A continuous production of clean technologies and a reliable supply of transition commodities is a prerequisite for a somewhat smoother path of the energy transition. As soon as the supply of these transition commodities cannot keep up with the growth in demand, this will cause bottlenecks in the supply chain and increases price. But this will also be the case as soon as the international availability of transition commodities decreases due to increasing geopolitical tensions. Such disruptions can further drive up the price of transition raw materials, increasing concerns about the affordability of the energy transition. For the EU, this is probably the biggest obstacle, as the continent is not very self-sufficient in many of these metal markets. Should the price of primary transition commodities rise sharply, this will encourage a further upscaling of recycling capacity and material efficiency.

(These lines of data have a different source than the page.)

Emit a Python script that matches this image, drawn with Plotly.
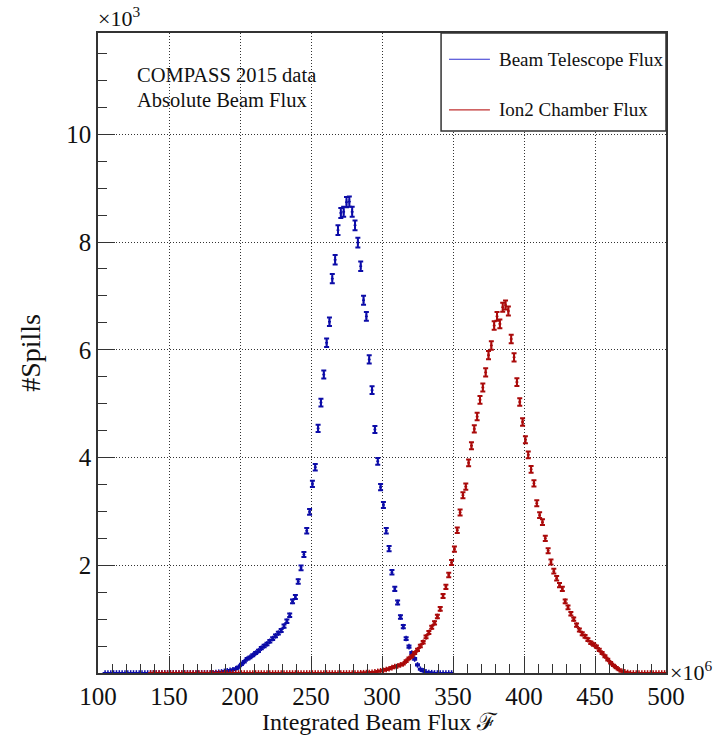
import numpy as np
import plotly.graph_objects as go

BIN_WIDTH = 2.0  # x10^6

# Beam Telescope Flux: bin contents (x10^3 spills); bin centres 105, 107, ..., 349
blue_first_center = 105
blue_values = [0] * 38 + [                                        # 105-179
    0.005, 0.01, 0.015, 0.02, 0.03, 0.04, 0.05, 0.06, 0.08, 0.11,  # 181-199
    0.16, 0.21, 0.26, 0.29, 0.33, 0.37, 0.41, 0.46, 0.50, 0.54,    # 201-219
    0.59, 0.64, 0.69, 0.74, 0.79, 0.87, 0.96, 1.07, 1.33, 1.41,    # 221-239
    1.70, 1.95, 2.20, 2.64, 2.99, 3.51, 3.82, 4.54, 5.02, 5.54,    # 241-259
    6.13, 6.52, 7.32, 7.67, 8.22, 8.54, 8.56, 8.74, 8.75, 8.56,    # 261-279
    8.31, 7.99, 7.55, 6.92, 6.62, 5.82, 5.25, 4.52, 3.93, 3.45,    # 281-299
    3.12, 2.64, 2.31, 1.87, 1.56, 1.31, 1.04, 0.86, 0.64, 0.49,    # 301-319
    0.37, 0.26, 0.15, 0.07, 0.04, 0.02, 0.01, 0.005, 0, 0,         # 321-339
    0, 0, 0, 0, 0,                                                 # 341-349
]

# Ion2 Chamber Flux: bin contents (x10^3 spills); bin centres 137, 139, ..., 499
red_first_center = 137
red_values = [0] * 74 + [                                          # 137-283
    0.003, 0.005, 0.007,                                           # 285-289
    0.01, 0.015, 0.02, 0.03, 0.04, 0.05, 0.065, 0.08, 0.10, 0.12,  # 291-309
    0.13, 0.15, 0.17, 0.22, 0.27, 0.31, 0.37, 0.43, 0.50, 0.57,    # 311-329
    0.67, 0.75, 0.85, 0.93, 1.05, 1.19, 1.43, 1.60, 1.82, 2.05,    # 331-349
    2.30, 2.65, 2.98, 3.30, 3.46, 3.90, 4.22, 4.53, 4.76, 5.07,    # 351-369
    5.30, 5.58, 5.90, 6.08, 6.45, 6.62, 6.48, 6.79, 6.83, 6.72,    # 371-389
    6.20, 5.86, 5.40, 5.03, 4.66, 4.33, 4.05, 3.78, 3.52, 3.15,    # 391-409
    2.93, 2.80, 2.50, 2.27, 2.06, 1.89, 1.76, 1.63, 1.56, 1.33,    # 411-429
    1.22, 1.10, 1.00, 0.89, 0.80, 0.73, 0.68, 0.62, 0.56, 0.53,    # 431-449
    0.49, 0.43, 0.37, 0.31, 0.25, 0.19, 0.14, 0.10, 0.06, 0.03,    # 451-469
    0.02, 0.01,                                                    # 471-473
] + [0] * 13                                                       # 475-499

series_names = ["Beam Telescope Flux", "Ion2 Chamber Flux"]
x_ticks = [100, 150, 200, 250, 300, 350, 400, 450, 500]
y_ticks = [2, 4, 6, 8, 10]

BLUE = "#0c0ca8"
RED = "#aa0a0a"
FONT = "Liberation Serif, Times New Roman, serif"


def centers(first, n):
    return [first + BIN_WIDTH * i for i in range(n)]


def poisson_err(vals):
    return [float(np.sqrt(v * 1000.0) / 1000.0) for v in vals]


fig = go.Figure()
for first, vals, col, name in [
    (blue_first_center, blue_values, BLUE, series_names[0]),
    (red_first_center, red_values, RED, series_names[1]),
]:
    fig.add_trace(go.Scatter(
        x=centers(first, len(vals)), y=vals, mode="markers", name=name,
        showlegend=False,
        marker=dict(symbol="line-ns", size=4, color=col,
                    line=dict(color=col, width=1.5)),
        error_y=dict(type="data", array=poisson_err(vals), width=2.5,
                     thickness=2.0, color=col),
        error_x=dict(type="constant", value=BIN_WIDTH / 2, width=0,
                     thickness=1.5, color=col),
    ))

axis_common = dict(
    showline=True, linecolor="#333", linewidth=1.5, mirror=True,
    ticks="inside", ticklen=17, tickwidth=1.2, tickcolor="#333",
    showgrid=True, gridcolor="#333", gridwidth=1, griddash="1px,2px",
    zeroline=False,
    tickfont=dict(family=FONT, size=25, color="#111"),
)

fig.update_xaxes(range=[100, 500], tickvals=x_ticks,
                 ticktext=[str(t) for t in x_ticks],
                 minor=dict(dtick=10, tick0=100, ticklen=9, ticks="inside",
                            tickcolor="#333", tickwidth=1.2, showgrid=False),
                 **axis_common)
fig.update_yaxes(range=[0, 11.88], tickvals=y_ticks,
                 ticktext=[str(t) for t in y_ticks],
                 minor=dict(dtick=0.5, tick0=0, ticklen=9, ticks="inside",
                            tickcolor="#333", tickwidth=1.2, showgrid=False),
                 **axis_common)

# Legend box (drawn to match the ROOT TLegend)
shapes = [
    dict(type="rect", xref="paper", yref="paper", x0=0.604, x1=1.0,
         y0=0.847, y1=1.0, line=dict(color="#333", width=1.5),
         fillcolor="white", layer="above"),
    dict(type="line", xref="paper", yref="paper", x0=0.618, x1=0.690,
         y0=0.959, y1=0.959, line=dict(color="#3030d0", width=1.2)),
    dict(type="line", xref="paper", yref="paper", x0=0.618, x1=0.690,
         y0=0.880, y1=0.880, line=dict(color="#c03030", width=1.2)),
]

ann = [
    dict(text=series_names[0], x=0.702, y=0.959, xanchor="left", yanchor="middle",
         font=dict(family=FONT, size=19, color="#111")),
    dict(text=series_names[1], x=0.702, y=0.880, xanchor="left", yanchor="middle",
         font=dict(family=FONT, size=19, color="#111")),
    dict(text="COMPASS 2015 data", x=0.065, y=0.934, xanchor="left", yanchor="middle",
         font=dict(family=FONT, size=20.5, color="#111")),
    dict(text="Absolute Beam Flux", x=0.065, y=0.895, xanchor="left", yanchor="middle",
         font=dict(family=FONT, size=20.5, color="#111")),
    dict(text="×10<sup>3</sup>", x=-0.003, y=1.0, xanchor="left", yanchor="bottom",
         font=dict(family=FONT, size=22, color="#111")),
    dict(text="×10<sup>6</sup>", x=1.003, y=0.003, xanchor="left", yanchor="middle",
         font=dict(family=FONT, size=22, color="#111")),
    dict(text="#Spills", x=-0.12, y=0.5, xanchor="center", yanchor="middle",
         textangle=-90, font=dict(family=FONT, size=28, color="#111")),
    dict(text="Integrated Beam Flux ℱ", x=0.496, y=-0.077, xanchor="center",
         yanchor="middle", font=dict(family=FONT, size=24, color="#111")),
]
for a in ann:
    a.update(xref="paper", yref="paper", showarrow=False)

fig.update_layout(
    width=716, height=747,
    margin=dict(l=98, r=50, t=33, b=74),
    paper_bgcolor="white", plot_bgcolor="white",
    shapes=shapes, annotations=ann, showlegend=False,
)

fig.write_html(
    "out.html",
    config={"displayModeBar": False},
    post_script="document.body.style.margin='0';document.body.style.overflow='hidden';",
)
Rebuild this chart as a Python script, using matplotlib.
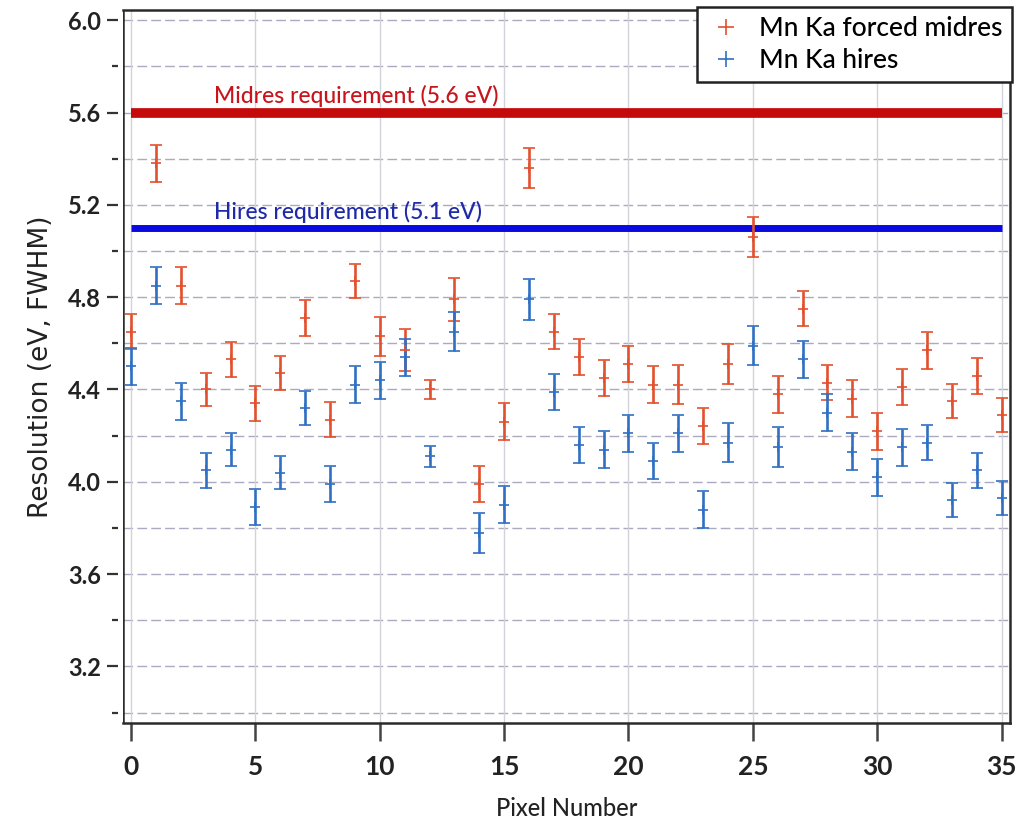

However, the risk of a weakening in economic activity due to the trade war seems increasingly likely, which means that a sharply rising price index for transition commodities is not immediately the most likely scenario. Decreasing economic and industrial activity has a direct impact on the demand for low-carbon technologies and thus for transition commodities. In times of economic weakness, moreover, business continuity becomes of greater importance over (green) investments, increasing the likelihood that the transition to a carbon-neutral economy will be delayed.